Armie Hammer and Felicity Jones star in a scene from the movie “On the Basis of Sex.” (CNS photo/Focus)

NEW YORK (CNS) — From “On the Basis of Sex” (Focus) one learns that even though a tax case may be destined to serve as a landmark for equal treatment under the law — as well as a breakthrough for future Supreme Court Justice Ruth Bader Ginsburg (Felicity Jones) — it’s nearly impossible to keep stodginess at bay.

When a film’s dramatic highlight is not the big federal appeals court drama at the end, but rather the preceding moot-court scene as the lawyers prepare, it had better have some compelling dialogue and performances. This film does not.

However, director Mimi Leder and screenwriter Daniel Stiepleman (Ginsburg’s nephew) have ameliorated these deficiencies somewhat through discussions of legal morality and government lawyers harrumphing about “radical social change.” For a tax-law drama, it’s adequate.

[hotblock]

Midway through, Mel Wulf (Justin Theroux), the legal director of the American Civil Liberties Union, snaps at Ginsburg, “Morality does not win the day, look around you!” Later, as she prepares her arguments — the delivery of which she eventually shared with her husband, Martin, played by Armie Hammer — Mel exhibits his own latent chauvinism by inquiring, “Would it kill you to smile?”

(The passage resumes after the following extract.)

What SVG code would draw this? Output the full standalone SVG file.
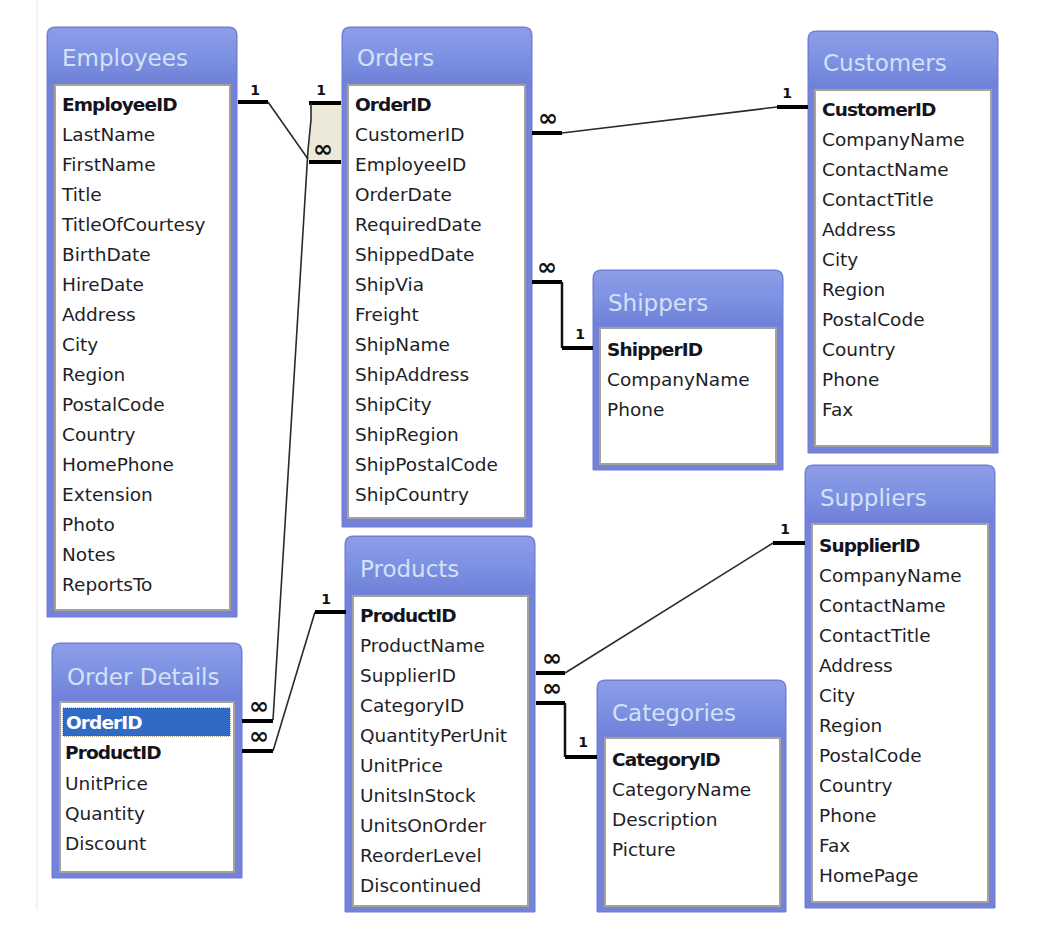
<svg xmlns="http://www.w3.org/2000/svg" width="1040" height="936" viewBox="0 0 1040 936">
<defs>
<linearGradient id="hdr" x1="0" y1="0" x2="0" y2="1">
<stop offset="0" stop-color="#8e9ce8"/>
<stop offset="0.5" stop-color="#7c92e2"/>
<stop offset="1" stop-color="#6f80d8"/>
</linearGradient>
<style>
.frame{fill:#7482da;stroke:#6d7bd4;stroke-width:1}
.head{fill:url(#hdr)}
.title{font-family:"DejaVu Sans",Verdana,sans-serif;font-size:23px;fill:#d6e0f7}
.list{fill:#ffffff;stroke:#a3a39a;stroke-width:2}
.f{font-family:"DejaVu Sans",Verdana,sans-serif;font-size:18.5px;fill:#1e1e28}
.k{font-weight:bold;letter-spacing:-0.9px;fill:#141420}
.stub{stroke:#000;stroke-width:4;fill:none}
.ln{stroke:#2a2a2a;stroke-width:1.6;fill:none}
.lnb{stroke:#111;stroke-width:2.5;fill:none}
.one{font-family:"DejaVu Sans",Verdana,sans-serif;font-size:14px;font-weight:bold;fill:#111;text-anchor:middle}
.many{font-family:"DejaVu Sans",Verdana,sans-serif;font-size:24px;font-weight:bold;fill:#111;text-anchor:middle}
</style>
</defs>
<rect width="1040" height="936" fill="#ffffff"/>
<line x1="37" y1="0" x2="37" y2="910" stroke="#e6e6e6" stroke-width="1"/>

<g id="Employees">
<path class="frame" d="M47,617 V35 Q47,27 55,27 H229 Q237,27 237,35 V617 Z"/>
<path class="head" d="M48,83 V35 Q48,28 55,28 H229 Q236,28 236,35 V83 Z"/>
<text class="title" x="62" y="66">Employees</text>
<rect class="list" x="55" y="85" width="175" height="525"/>
<text class="f k" x="62" y="111">EmployeeID</text>
<text class="f" x="62" y="141">LastName</text>
<text class="f" x="62" y="171">FirstName</text>
<text class="f" x="62" y="201">Title</text>
<text class="f" x="62" y="231">TitleOfCourtesy</text>
<text class="f" x="62" y="261">BirthDate</text>
<text class="f" x="62" y="291">HireDate</text>
<text class="f" x="62" y="321">Address</text>
<text class="f" x="62" y="351">City</text>
<text class="f" x="62" y="381">Region</text>
<text class="f" x="62" y="411">PostalCode</text>
<text class="f" x="62" y="441">Country</text>
<text class="f" x="62" y="471">HomePhone</text>
<text class="f" x="62" y="501">Extension</text>
<text class="f" x="62" y="531">Photo</text>
<text class="f" x="62" y="561">Notes</text>
<text class="f" x="62" y="591">ReportsTo</text>
</g>

<g id="Orders">
<path class="frame" d="M342,527 V35 Q342,27 350,27 H524 Q532,27 532,35 V527 Z"/>
<path class="head" d="M343,83 V35 Q343,28 350,28 H524 Q531,28 531,35 V83 Z"/>
<text class="title" x="357" y="66">Orders</text>
<rect class="list" x="348" y="85" width="177" height="433"/>
<text class="f k" x="355" y="111">OrderID</text>
<text class="f" x="355" y="141">CustomerID</text>
<text class="f" x="355" y="171">EmployeeID</text>
<text class="f" x="355" y="201">OrderDate</text>
<text class="f" x="355" y="231">RequiredDate</text>
<text class="f" x="355" y="261">ShippedDate</text>
<text class="f" x="355" y="291">ShipVia</text>
<text class="f" x="355" y="321">Freight</text>
<text class="f" x="355" y="351">ShipName</text>
<text class="f" x="355" y="381">ShipAddress</text>
<text class="f" x="355" y="411">ShipCity</text>
<text class="f" x="355" y="441">ShipRegion</text>
<text class="f" x="355" y="471">ShipPostalCode</text>
<text class="f" x="355" y="501">ShipCountry</text>
</g>

<g id="Customers">
<path class="frame" d="M808,453 V39 Q808,31 816,31 H990 Q998,31 998,39 V453 Z"/>
<path class="head" d="M809,88 V39 Q809,32 816,32 H990 Q997,32 997,39 V88 Z"/>
<text class="title" x="823" y="71">Customers</text>
<rect class="list" x="815" y="90" width="176" height="356"/>
<text class="f k" x="822" y="116">CustomerID</text>
<text class="f" x="822" y="146">CompanyName</text>
<text class="f" x="822" y="176">ContactName</text>
<text class="f" x="822" y="206">ContactTitle</text>
<text class="f" x="822" y="236">Address</text>
<text class="f" x="822" y="266">City</text>
<text class="f" x="822" y="296">Region</text>
<text class="f" x="822" y="326">PostalCode</text>
<text class="f" x="822" y="356">Country</text>
<text class="f" x="822" y="386">Phone</text>
<text class="f" x="822" y="416">Fax</text>
</g>

<g id="Shippers">
<path class="frame" d="M593,470 V278 Q593,270 601,270 H775 Q783,270 783,278 V470 Z"/>
<path class="head" d="M594,326 V278 Q594,271 601,271 H775 Q782,271 782,278 V326 Z"/>
<text class="title" x="608" y="311">Shippers</text>
<rect class="list" x="600" y="328" width="176" height="136"/>
<text class="f k" x="607" y="356">ShipperID</text>
<text class="f" x="607" y="386">CompanyName</text>
<text class="f" x="607" y="416">Phone</text>
</g>

<g id="OrderDetails">
<path class="frame" d="M52,878 V651 Q52,643 60,643 H234 Q242,643 242,651 V878 Z"/>
<path class="head" d="M53,700 V651 Q53,644 60,644 H234 Q241,644 241,651 V700 Z"/>
<text class="title" x="67" y="685">Order Details</text>
<rect class="list" x="60" y="702" width="174" height="170"/>
<rect x="63" y="708" width="167" height="28" fill="#316ac5" stroke="#6b5a20" stroke-width="1" stroke-dasharray="1 1"/>
<text class="f k" x="66" y="729" style="fill:#ffffff">OrderID</text>
<text class="f k" x="65" y="759">ProductID</text>
<text class="f" x="65" y="790">UnitPrice</text>
<text class="f" x="65" y="820">Quantity</text>
<text class="f" x="65" y="850">Discount</text>
</g>

<g id="Products">
<path class="frame" d="M345,912 V544 Q345,536 353,536 H527 Q535,536 535,544 V912 Z"/>
<path class="head" d="M346,594 V544 Q346,537 353,537 H527 Q534,537 534,544 V594 Z"/>
<text class="title" x="360" y="577">Products</text>
<rect class="list" x="353" y="596" width="175" height="310"/>
<text class="f k" x="360" y="622">ProductID</text>
<text class="f" x="360" y="652">ProductName</text>
<text class="f" x="360" y="682">SupplierID</text>
<text class="f" x="360" y="712">CategoryID</text>
<text class="f" x="360" y="742">QuantityPerUnit</text>
<text class="f" x="360" y="772">UnitPrice</text>
<text class="f" x="360" y="802">UnitsInStock</text>
<text class="f" x="360" y="832">UnitsOnOrder</text>
<text class="f" x="360" y="862">ReorderLevel</text>
<text class="f" x="360" y="892">Discontinued</text>
</g>

<g id="Suppliers">
<path class="frame" d="M805,908 V473 Q805,465 813,465 H987 Q995,465 995,473 V908 Z"/>
<path class="head" d="M806,522 V473 Q806,466 813,466 H987 Q994,466 994,473 V522 Z"/>
<text class="title" x="820" y="506">Suppliers</text>
<rect class="list" x="812" y="524" width="176" height="378"/>
<text class="f k" x="819" y="552">SupplierID</text>
<text class="f" x="819" y="582">CompanyName</text>
<text class="f" x="819" y="612">ContactName</text>
<text class="f" x="819" y="642">ContactTitle</text>
<text class="f" x="819" y="672">Address</text>
<text class="f" x="819" y="702">City</text>
<text class="f" x="819" y="732">Region</text>
<text class="f" x="819" y="762">PostalCode</text>
<text class="f" x="819" y="792">Country</text>
<text class="f" x="819" y="822">Phone</text>
<text class="f" x="819" y="852">Fax</text>
<text class="f" x="819" y="882">HomePage</text>
</g>

<g id="Categories">
<path class="frame" d="M597,912 V688 Q597,680 605,680 H778 Q786,680 786,688 V912 Z"/>
<path class="head" d="M598,736 V688 Q598,681 605,681 H778 Q785,681 785,688 V736 Z"/>
<text class="title" x="612" y="721">Categories</text>
<rect class="list" x="605" y="738" width="175" height="168"/>
<text class="f k" x="612" y="766">CategoryID</text>
<text class="f" x="612" y="796">CategoryName</text>
<text class="f" x="612" y="826">Description</text>
<text class="f" x="612" y="856">Picture</text>
</g>

<g id="connectors">
<polygon points="311,105 341,105 341,160 309,160 308,150 311,120" fill="#ece9d8"/>
<!-- Employees.EmployeeID to Orders.EmployeeID -->
<line class="stub" x1="238" y1="102" x2="268" y2="102"/>
<path class="ln" d="M268,102 L308,159"/>
<line class="stub" x1="309" y1="162" x2="341" y2="162"/>
<text class="one" x="255" y="95">1</text>
<text class="many" x="323" y="157">∞</text>
<!-- Orders.OrderID to Order Details.OrderID -->
<line class="stub" x1="309" y1="103" x2="341" y2="103"/>
<path class="ln" d="M311,103 L311,120 L308,150 L273,720"/>
<line class="stub" x1="242" y1="721" x2="273" y2="721"/>
<text class="one" x="321" y="95">1</text>
<text class="many" x="259" y="714">∞</text>
<!-- Products.ProductID to Order Details.ProductID -->
<line class="stub" x1="242" y1="751" x2="273" y2="751"/>
<path class="ln" d="M273,751 L315,612"/>
<line class="stub" x1="315" y1="612" x2="346" y2="612"/>
<text class="one" x="326" y="604">1</text>
<text class="many" x="259" y="744">∞</text>
<!-- Orders.CustomerID to Customers.CustomerID -->
<line class="stub" x1="532" y1="133" x2="562" y2="133"/>
<path class="ln" d="M562,133 L777,107"/>
<line class="stub" x1="777" y1="107" x2="808" y2="107"/>
<text class="one" x="787" y="98">1</text>
<text class="many" x="548" y="126">∞</text>
<!-- Orders.ShipVia to Shippers.ShipperID -->
<line class="stub" x1="532" y1="282" x2="562" y2="282"/>
<path class="lnb" d="M562,282 V348"/>
<line class="stub" x1="562" y1="348" x2="593" y2="348"/>
<text class="one" x="580" y="339">1</text>
<text class="many" x="547" y="275">∞</text>
<!-- Products.SupplierID to Suppliers.SupplierID -->
<line class="stub" x1="536" y1="673" x2="565" y2="673"/>
<path class="ln" d="M565,673 L773,543"/>
<line class="stub" x1="773" y1="543" x2="805" y2="543"/>
<text class="one" x="785" y="534">1</text>
<text class="many" x="552" y="666">∞</text>
<!-- Products.CategoryID to Categories.CategoryID -->
<line class="stub" x1="536" y1="703" x2="565" y2="703"/>
<path class="lnb" d="M565,703 V757"/>
<line class="stub" x1="565" y1="757" x2="597" y2="757"/>
<text class="one" x="583" y="747">1</text>
<text class="many" x="552" y="696">∞</text>
</g>
</svg>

Moral courage does, of course, prevail, and the film is an unapologetically heroic narrative correct in its historical details even when the dialogue lurches into wooden cliches, lacking only a college fight song to pump up emotion at its conclusion. There are no elements definitively precluding mature adolescents, although they’re likely to regard the film more as a homework assignment than a piece of entertainment.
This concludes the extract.